Showing posts with label Kundera. Show all posts
Showing posts with label Kundera. Show all posts

Friday, July 24, 2009

Milan Kundera

I just started reading Translating Milan Kundera by Michelle Woods and would like to share a passage: "Also in the mid 1980s, Kundera revised all the French translations of the novels written in Czech and declared these, rather than the Czech versions, to be the definitive and authentic versions of the novels. The translations in other words became the originals. Later, to produce new Czech versions, he would use three ‘originals’: the Czech manuscript, the first published Czech versions (in Toronto, Canada) and the French definitive translations." (Woods 2006:ix)

So if the translations became the new originals, can one then speak of the new Czech versions as translations? Is Kundera becoming a self-translator when re-writing the Czech original?


For further reading:
Woods, Michelle (2006): Translating Milan Kundera. Topics in Translation: 30.

Note: After writing this post, I read a good summary of this book at another blog.

Author-translator collaboration

Some consider Milan Kundera or Isaac Bashevis Singer as self-translators because they were actively involved in the translation process done by professional translators. The case of Milan Kundera is of particular interest because he revised every single translation of his work before it was published and "added a note to all revised French translations granting the 'same level of authority as the original'." (Vanderschelden 1998:25)
In her article "Authority in literary translation. Collaborating with the author" Vanderschelden discusses different forms of collaborations - they mainly differ in the form of intensity, the degree of influence of the author on the translated text: "The notion of 'authority' conveys the power and legitimacy of the author in relation with the text. In this context, translation collaboration can sometimes shift the decision process from translator to author". (Vanderschelden 1998:26) Despite the proclaimed "death of the author" by Roland Barthes, the translation practice shows that the author is still seen as the ultimative decision instance regarding the meaning of the original.
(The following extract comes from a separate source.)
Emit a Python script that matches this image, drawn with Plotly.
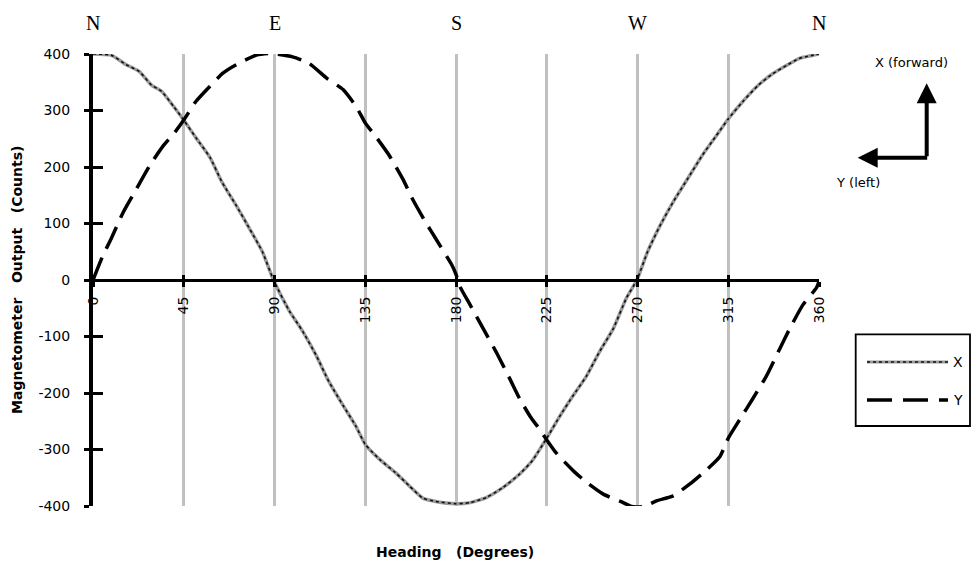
import plotly.graph_objects as go

# ---------------- data ----------------
x_heading = [0, 9, 16.5, 23, 29, 34, 40, 45, 51, 58, 64, 71, 77.6, 84, 89.5,
             97.4, 104, 110.6, 117, 124, 130.4, 135, 142, 150, 157, 163.5, 170, 180,
             187, 195, 203.4, 211.7, 218, 225, 231.5, 238, 244.7, 251, 258, 264.5, 269.7,
             275, 281, 288, 295, 302, 309, 315, 322, 330, 337, 344, 350, 356, 360]
x_counts = [400, 398, 381, 369, 345, 334, 307, 283, 252, 217, 173, 132, 91, 50, 0,
            -55, -91, -133, -180, -222, -259, -291, -317, -341, -365, -386, -392, -396,
            -394, -385, -367, -343, -319, -280, -241, -205, -170, -128, -86, -32, 0,
            50, 95, 140, 180, 220, 255, 285, 315, 345, 365, 380, 392, 397, 400]

y_heading = [0, 5, 9, 15, 21.5, 28, 34.7, 40.5, 45, 51, 58, 64.4, 71, 81, 88,
             99, 107, 116, 124, 130.5, 135, 140, 147, 153.6, 158.5, 165, 170, 178, 180,
             182, 187, 193.5, 200, 206.7, 211.7, 216.7, 221.6, 225, 229.9, 238, 244.7,
             253, 262.9, 267, 273, 279.4, 287.7, 296, 304, 310.8, 315, 320.7, 327, 333.9,
             340.5, 345.5, 352, 358.7, 360]
y_counts = [0, 44, 73, 120, 161, 202, 237, 261, 283, 316, 343, 366, 381, 398, 401,
            395, 384, 357, 337, 307, 278, 255, 220, 179, 143, 102, 73, 26, 10,
            -12, -44, -86, -128, -175, -211, -241, -265, -283, -307, -337, -358,
            -379, -394, -401, -401, -391, -382, -361, -337, -313, -280, -247, -211, -170,
            -122, -86, -44, -14, -3]

x_ticks = [0, 45, 90, 135, 180, 225, 270, 315, 360]
y_ticks = [-400, -300, -200, -100, 0, 100, 200, 300, 400]
y_tick_labels = ["-400", "-300", "-200", "-100", "0", "100", "200", "300", "400"]
compass_pos = [0, 90, 180, 270, 360]
compass_txt = ["N", "E", "S", "W", "N"]

# ---------------- layout geometry (pixels) ----------------
W, H = 974, 561
L, R, T, B = 93, 819, 54, 506


def px(xp):
    return (xp - L) / (R - L)


def py(yp):
    return (B - yp) / (B - T)


sans = "DejaVu Sans"
serif = "Liberation Serif"

X_BASE = dict(color="#9a9a9a", width=3.5)
X_SPECK = dict(color="#111111", width=1.6, dash="dot")
Y_LINE = dict(color="black", width=3.5, dash="24px,10px")

fig = go.Figure()
fig.add_trace(go.Scatter(x=x_heading, y=x_counts, mode="lines", name="X",
                         line=dict(**X_BASE, shape="spline", smoothing=0.5),
                         showlegend=False, hoverinfo="skip"))
fig.add_trace(go.Scatter(x=x_heading, y=x_counts, mode="lines", name="X",
                         line=dict(**X_SPECK, shape="spline", smoothing=0.5),
                         showlegend=False))
fig.add_trace(go.Scatter(x=y_heading, y=y_counts, mode="lines", name="Y",
                         line=dict(**Y_LINE, shape="spline", smoothing=0.5),
                         showlegend=False))
# empty helper traces so overlay axes are drawn
fig.add_trace(go.Scatter(x=[], y=[], xaxis="x3", yaxis="y", showlegend=False))
fig.add_trace(go.Scatter(x=[], y=[], xaxis="x", yaxis="y2", showlegend=False))

fig.update_layout(
    width=W, height=H,
    margin=dict(l=L, r=W - R, t=T, b=H - B, pad=0),
    plot_bgcolor="white", paper_bgcolor="white",
    showlegend=False,
    font=dict(family=sans, size=14, color="black"),
    xaxis=dict(range=[0, 360], anchor="free", position=0.5,
               showline=True, linewidth=3, linecolor="black",
               ticks="outside", ticklen=5, tickwidth=3, tickcolor="black",
               tickvals=x_ticks, ticktext=[str(v) for v in x_ticks],
               tickangle=-90, tickfont=dict(family=sans, size=14),
               ticklabelstandoff=4,
               showgrid=True, gridcolor="#c0c0c0", gridwidth=2.5,
               zeroline=False, fixedrange=True),
    xaxis3=dict(matches="x", overlaying="x", anchor="free", position=0.5,
                showline=False, ticks="inside", ticklen=5, tickwidth=3,
                tickcolor="black", tickvals=x_ticks, showticklabels=False,
                showgrid=False, zeroline=False),
    yaxis=dict(range=[-400, 400], showline=True, linewidth=4, linecolor="black",
               ticks="outside", ticklen=5, tickwidth=3, tickcolor="black",
               tickvals=y_ticks, ticktext=y_tick_labels,
               tickfont=dict(family=sans, size=14), ticklabelstandoff=11,
               showgrid=False, zeroline=False, fixedrange=True),
    yaxis2=dict(matches="y", overlaying="y", showline=False,
                ticks="inside", ticklen=10, tickwidth=3, tickcolor="black",
                tickvals=y_ticks, showticklabels=False,
                showgrid=False, zeroline=False),
)

ann = []
for pos, txt in zip(compass_pos, compass_txt):
    ann.append(dict(x=pos, y=py(23), xref="x", yref="paper", text=txt,
                    showarrow=False, xanchor="center", yanchor="middle",
                    font=dict(family=serif, size=20, color="black")))
ann.append(dict(x=px(17), y=0.5, xref="paper", yref="paper",
                text="Magnetometer\u00a0\u00a0\u00a0Output\u00a0\u00a0\u00a0(Counts)",
                textangle=-90, showarrow=False, xanchor="center", yanchor="middle",
                font=dict(family=sans, size=14, color="black", weight="bold")))
ann.append(dict(x=px(455), y=py(552), xref="paper", yref="paper",
                text="Heading\u00a0\u00a0\u00a0(Degrees)",
                showarrow=False, xanchor="center", yanchor="middle",
                font=dict(family=sans, size=14, color="black", weight="bold")))
# orientation arrows
ann.append(dict(x=px(926.7), y=py(83.3), xref="paper", yref="paper", text="",
                showarrow=True, arrowhead=2, arrowwidth=4, arrowsize=1,
                arrowcolor="black", ax=0, ay=74.4, standoff=0))
ann.append(dict(x=px(857.7), y=py(157.7), xref="paper", yref="paper", text="",
                showarrow=True, arrowhead=2, arrowwidth=4, arrowsize=1,
                arrowcolor="black", ax=71, ay=0, standoff=0))
ann.append(dict(x=px(912), y=py(62), xref="paper", yref="paper", text="X (forward)",
                showarrow=False, xanchor="center", yanchor="middle",
                font=dict(family=sans, size=13, color="black")))
ann.append(dict(x=px(858), y=py(182), xref="paper", yref="paper", text="Y (left)",
                showarrow=False, xanchor="center", yanchor="middle",
                font=dict(family=sans, size=13, color="black")))
# legend labels
ann.append(dict(x=px(958), y=py(362), xref="paper", yref="paper", text="X",
                showarrow=False, xanchor="center", yanchor="middle",
                font=dict(family=sans, size=14, color="black")))
ann.append(dict(x=px(958), y=py(400), xref="paper", yref="paper", text="Y",
                showarrow=False, xanchor="center", yanchor="middle",
                font=dict(family=sans, size=14, color="black")))
fig.update_layout(annotations=ann)

shapes = [
    dict(type="rect", xref="paper", yref="paper", x0=px(855.7), x1=px(970),
         y0=py(334.3), y1=py(426), line=dict(color="black", width=1.8),
         fillcolor="white", layer="above"),
    dict(type="line", xref="paper", yref="paper", x0=px(867), x1=px(948),
         y0=py(362), y1=py(362), line=dict(color=X_BASE["color"], width=3)),
    dict(type="line", xref="paper", yref="paper", x0=px(867), x1=px(948),
         y0=py(362), y1=py(362), line=dict(color=X_SPECK["color"], width=1.4, dash="dot")),
    dict(type="line", xref="paper", yref="paper", x0=px(867), x1=px(948),
         y0=py(400), y1=py(400), line=dict(color="black", width=3.5, dash="25px,11px")),
]
fig.update_layout(shapes=shapes)

fig.write_html("out.html",
               config={"displayModeBar": False},
               post_script="document.body.style.margin='0';"
                           "document.body.style.overflow='hidden';")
This leads to "an element of subordination on the part of the translator" (Vanderschelden 1998:25).
Other collaborations she discusses include:
- Umberto Eco with William Weaver
- Jorge Luis Borges with Norman Thomas di Giovanni
- Cortázar with Laure Bataillon
- Cabrera Infante with Suzanne Jill Levine

For further reading:
Vanderschelden, Isabelle (1998): Authority in literary translation. Collaborating with the author. In: Translation Review 56, pp. 22-31.

Woods, Michelle (2006): Translating Milan Kundera. Topics in Translation: 30.